The pre-trial proceedings were particularly challenging because the defendants attempted to obtain discovery of classified information, raising issues under the Classified Information Procedures Act (CIPA). Among other matters, the defendants sought discovery of documents and information in the government’s possession relating to Aref’s association with Ansar al Islam, and to an allegation, reported in the New York Times, that Aref had been subjected to warrantless National Security Agency wiretapping.

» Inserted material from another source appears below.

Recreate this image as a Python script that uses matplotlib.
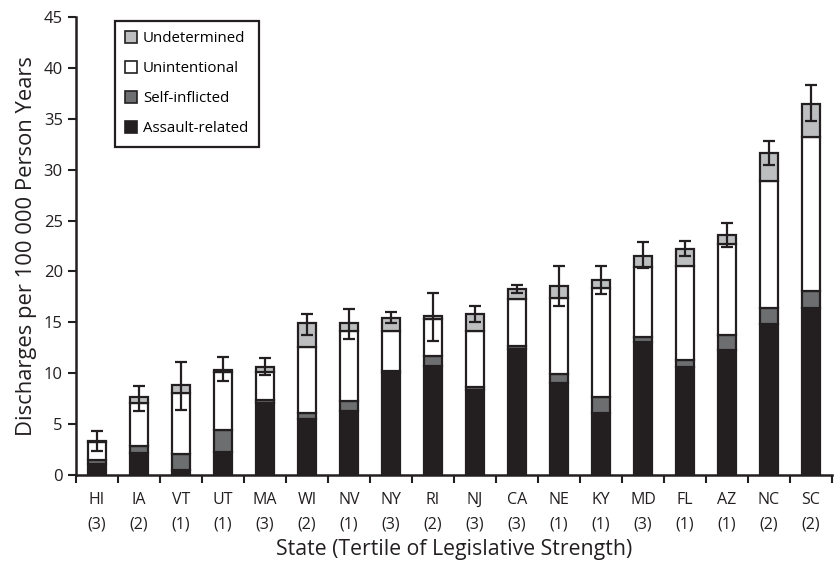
import numpy as np
import matplotlib
matplotlib.use("Agg")
import matplotlib.pyplot as plt
from matplotlib.patches import Patch

plt.rcParams['font.family'] = ['Open Sans', 'DejaVu Sans']

# 各州及其立法强度三分位
states = ["HI", "IA", "VT", "UT", "MA", "WI", "NV", "NY", "RI", "NJ",
          "CA", "NE", "KY", "MD", "FL", "AZ", "NC", "SC"]
tertiles = [3, 2, 1, 1, 3, 2, 1, 3, 2, 3, 3, 1, 1, 3, 1, 1, 2, 2]

# 每 100 000 人年出院率（按意图分层）
assault = [1.1, 2.2, 0.5, 2.25, 7.1, 5.5, 6.3, 10.0, 10.7, 8.4,
           12.4, 9.0, 6.1, 13.1, 10.6, 12.3, 14.8, 16.45]
self_inflicted = [0.4, 0.6, 1.6, 2.15, 0.3, 0.6, 1.0, 0.25, 1.0, 0.2,
                  0.3, 0.9, 1.6, 0.5, 0.7, 1.5, 1.65, 1.65]
unintentional = [1.7, 4.3, 6.0, 5.7, 2.7, 6.5, 6.85, 3.85, 3.65, 5.55,
                 4.6, 7.5, 10.65, 6.8, 9.2, 8.9, 12.45, 15.1]
undetermined = [0.1, 0.55, 0.75, 0.25, 0.55, 2.3, 0.75, 1.3, 0.25, 1.65,
                1.0, 1.2, 0.8, 1.15, 1.75, 0.9, 2.7, 3.3]
# 总率的 95% 置信区间
ci_low = [2.4, 6.25, 6.35, 9.2, 9.85, 13.8, 13.4, 14.95, 13.2, 15.0,
          17.85, 16.65, 17.8, 20.3, 21.5, 22.4, 30.5, 34.8]
ci_high = [4.35, 8.7, 11.15, 11.6, 11.45, 15.8, 16.3, 16.05, 17.85, 16.65,
           18.7, 20.5, 20.5, 22.85, 23.0, 24.8, 32.85, 38.3]

colors = {"Assault-related": "#231f20", "Self-inflicted": "#6d6e70",
          "Unintentional": "#ffffff", "Undetermined": "#bcbec0"}

fig = plt.figure(figsize=(8.38, 5.65), dpi=100)
ax = fig.add_axes([0.0907, 0.1593, 0.9021, 0.8106])

x = np.arange(len(states))
width = 0.45
edge = "#231f20"
bottom = np.zeros(len(states))
layers = [("Assault-related", assault), ("Self-inflicted", self_inflicted),
          ("Unintentional", unintentional), ("Undetermined", undetermined)]
for name, vals in layers:
    vals = np.array(vals)
    ax.bar(x, vals, width, bottom=bottom, color=colors[name],
           edgecolor=edge, linewidth=1.6, zorder=2)
    bottom += vals

total = bottom
yerr = [total - np.array(ci_low), np.array(ci_high) - total]
ax.errorbar(x, total, yerr=yerr, fmt="none", ecolor=edge, elinewidth=1.6,
            capsize=4.5, capthick=1.6, zorder=3)

ax.set_xlim(-0.5, len(states) - 0.5)
ax.set_ylim(0, 45)
ax.set_yticks(np.arange(0, 46, 5))
ax.set_xticks(x)
ax.set_xticklabels([f"{s}\n({t})" for s, t in zip(states, tertiles)],
                   linespacing=1.7)
ax.set_xticks(np.arange(-0.5, len(states)), minor=True)
ax.tick_params(axis="x", which="major", length=0, pad=12, labelsize=11.5,
               colors="#231f20")
ax.tick_params(axis="x", which="minor", length=6, width=1.5, color=edge,
               direction="out")
ax.tick_params(axis="y", length=6, width=1.5, color=edge, labelsize=12,
               colors="#231f20")

for side in ["top", "right"]:
    ax.spines[side].set_visible(False)
for side in ["left", "bottom"]:
    ax.spines[side].set_linewidth(1.8)
    ax.spines[side].set_color(edge)

ax.set_ylabel("Discharges per 100 000 Person Years", fontsize=15.8,
              color="#231f20", labelpad=5)
ax.set_xlabel("State (Tertile of Legislative Strength)", fontsize=15.3,
              color="#231f20", labelpad=5)

handles = [Patch(facecolor=colors[n], edgecolor=edge, linewidth=1.2, label=n)
           for n in ["Undetermined", "Unintentional", "Self-inflicted",
                     "Assault-related"]]
leg = ax.legend(handles=handles, loc="upper left",
                bbox_to_anchor=(0.041, 1.008), fontsize=10.8,
                handlelength=0.8, handleheight=0.8, handletextpad=0.4,
                labelspacing=1.0, borderpad=0.7, fancybox=False,
                edgecolor=edge, framealpha=1)
leg.get_frame().set_linewidth(1.6)

fig.savefig("out.png", dpi=100)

The prosecution team, which included Assistant U.S. Attorneys William Pericak and Elizabeth Coombe and FBI Special Agent Timothy Coll, worked closely with the Department of Justice’s National Security Division’s Counterterrorism Section to respond to these claims and discovery requests seeking classified information. The district court held a series of in camera, ex parte proceedings and issued discovery rulings requiring the government to provide limited discovery. The government obtained de-classification of certain documents or portions thereof, which it provided to the defense, and it also filed a classified letter which was made available to defense counsel only (both of whom had obtained security clearances for this purpose). On appeal, the Second Circuit upheld the convictions and sentences, upheld the discovery rulings, and commended the district court for its thorough scrutiny of the classified information. See United States v. Aref, 533 F.3d 72, 80-81 (2d Cir. 2008).
National security considerations require us to be vigilant in protecting classified information from disclosure. But in a criminal case, the government’s privilege to withhold classified information must give way when the information is material to the defense. It is both challenging and essential that we, as federal prosecutors, carefully balance these competing concerns to ensure that classified information is protected in a way that does not impair the defendant’s right to a fair trial. As the Second Circuit confirmed, that balance was properly struck in the prosecution of Aref and Hossain, and we remain committed to achieving that balance in all national security cases.